Standard Floquet wave-matching derivation; fully self-contained with no circular steps

full rationale

The paper applies the Floquet formalism to the time-periodic laser drive on a three-region Dirac barrier, derives analytic wavefunctions (Bessel-dressed), enforces continuity at interfaces to obtain transmission/reflection coefficients, and computes conductance via the Büttiker formula. These steps are direct consequences of the stated model (gapless Dirac fermions + periodic drive) and contain no fitted parameters, self-referential definitions, or load-bearing self-citations. The sideband structure, transmission suppression, and interference effects are computed outputs rather than inputs renamed as predictions. The reference to Klein tunneling follows from the explicit massless-Dirac assumption and does not reduce the derivation to a tautology.
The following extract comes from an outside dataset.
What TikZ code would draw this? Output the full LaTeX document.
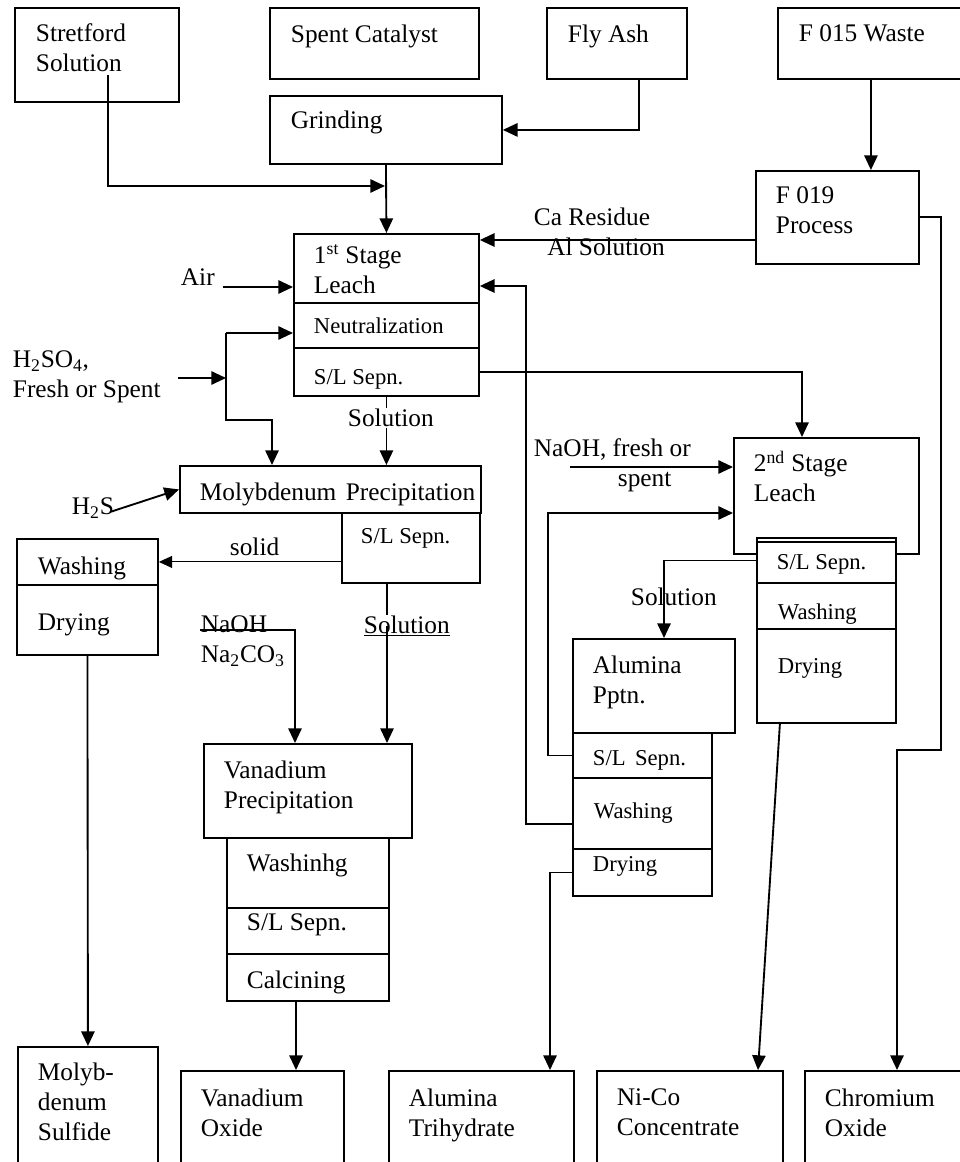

Axiom & Free-Parameter Ledger

1 free parameters · 2 axioms · 0 invented entities

The calculation rests on the Dirac-fermion description of WSe2 electrons and the applicability of Floquet theory to a time-periodic laser; no new entities are postulated and the only adjustable quantity mentioned is the driving strength α.

free parameters (1)
  • driving parameter α
    Laser intensity parameter whose increase is said to strengthen sidebands and suppression; its concrete values are not fitted in the abstract.
axioms (2)
  • domain assumption Electrons in monolayer WSe2 obey the Dirac equation with linear dispersion
    Standard modeling choice for transition-metal dichalcogenides invoked to obtain analytic wave functions.
  • standard math The laser field is a perfect monochromatic time-periodic perturbation treatable by Floquet theory
    Core mathematical framework used to generate sideband structure.